Going from 158kg to 95kg in 2013, Mrs Harrison realised she needed to change at her 30th birthday.
"The crunch came when I was 30, and we had to hire a wheelchair because I just couldn't physically cope with the walking," she admitted.
"I thought if I lost weight it would be great because we [Jo and her husband Darren] would have this fantastic life together and it would be wonderful, and fun and we could be intimate.
"But the reality of it is we don't kiss or cuddle. He sleeps on one side of the bed, and I sleep on the other."
Her husband Darren admitted at the time that by his wife going on a diet, their common interest in food had gone - meaning the pair drifted apart.
"So you have to work hard to grow back together," he said.
Food became Jo's comfort when she found out she was going to have difficulties having children.

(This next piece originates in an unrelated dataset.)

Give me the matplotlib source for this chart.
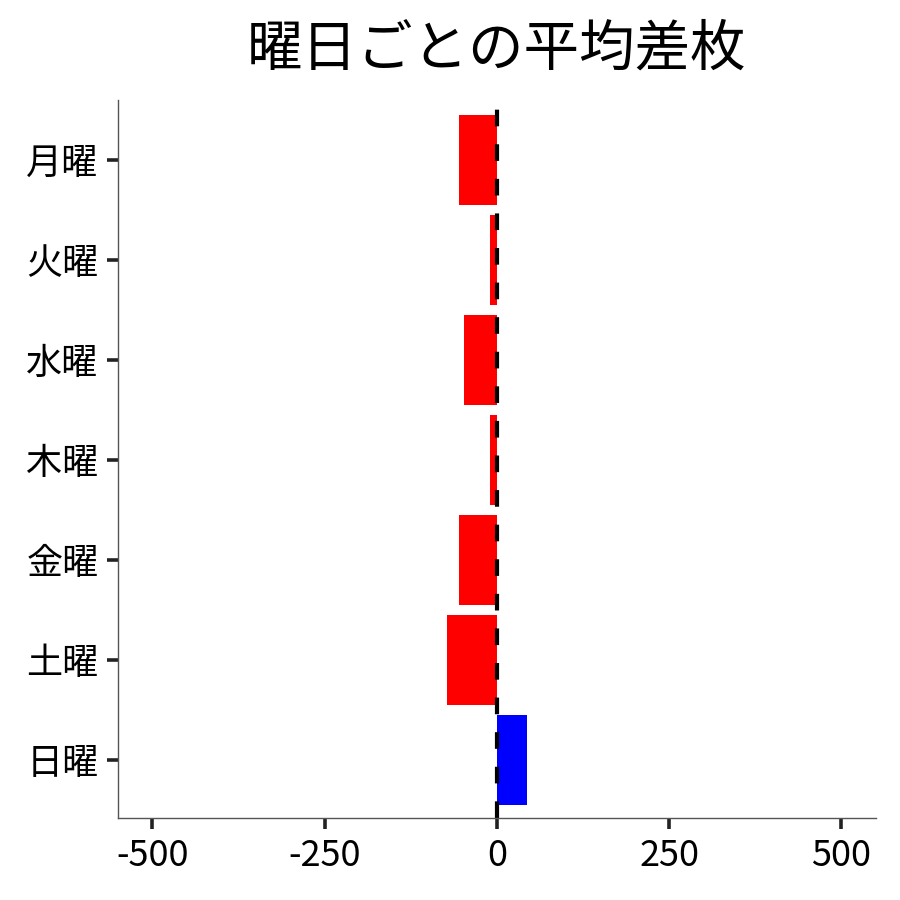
import matplotlib
matplotlib.use("Agg")
import matplotlib.pyplot as plt

plt.rcParams['font.family'] = ['Noto Sans CJK JP', 'DejaVu Sans']
plt.rcParams['axes.unicode_minus'] = False

days = ["月曜", "火曜", "水曜", "木曜", "金曜", "土曜", "日曜"]
avg_diff = [-54.6, -9.7, -47.4, -9.7, -54.6, -72.0, 43.5]

colors = ["blue" if v > 0 else "red" for v in avg_diff]

fig = plt.figure(figsize=(9, 9), dpi=100)
ax = fig.add_axes([0.131, 0.091, 0.842, 0.798])

ax.barh(range(len(days)), avg_diff, height=0.9, color=colors)
ax.axvline(0, color="black", linestyle=(0, (4, 4.3)), linewidth=3)

ax.set_yticks(range(len(days)))
ax.set_yticklabels(days)
ax.set_ylim(6.58, -0.6)
ax.set_xlim(-550, 550)
ax.set_xticks([-500, -250, 0, 250, 500])

ax.spines["top"].set_visible(False)
ax.spines["right"].set_visible(False)
for s in ["left", "bottom"]:
    ax.spines[s].set_color("#555555")
    ax.spines[s].set_linewidth(1.0)

ax.tick_params(axis="both", labelsize=26, length=8, width=2.6, color="#222222", pad=6)

ax.set_title("曜日ごとの平均差枚", fontsize=40, pad=25)

plt.savefig("out.png", dpi=100)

"Food was the way I was able to maintain a day to day function of my life," she said.
"We'd go out for pizza, or out for a curry. We got engaged at the curry house actually."
But with the food grew a different person, and a person Mrs Harrison wanted to change for good.
"I'm a different person to what I was when I married him [Darren]," she said.
"I think I am slightly resentful that he hasn't embraced this new change me as much as I would've liked him to."
While the weight loss gave Mr and Mrs Harrison children, her new lifestyle meant the one thing they enjoyed together - unhealthy food - had to go.
"Once you take that away, your common interest, which must've been food which has gone, then I guess that's where the cracks started from," Mr Harrsion said.
David Guthrie walked out on his partner Rachel after she failed to lose weight while he shed 50kg.
"My weight loss is more important now than my relationship," he said at the time.
David admitted that the highs that came with losing weight meant he kept pushing himself to shed more and more kilos.
"What changed our relationship is that I started getting attention, and people started commenting on my weight loss and how good I was looking," he said.
"This only spurred me to go on further ... it's almost like now I can't enough of the attention."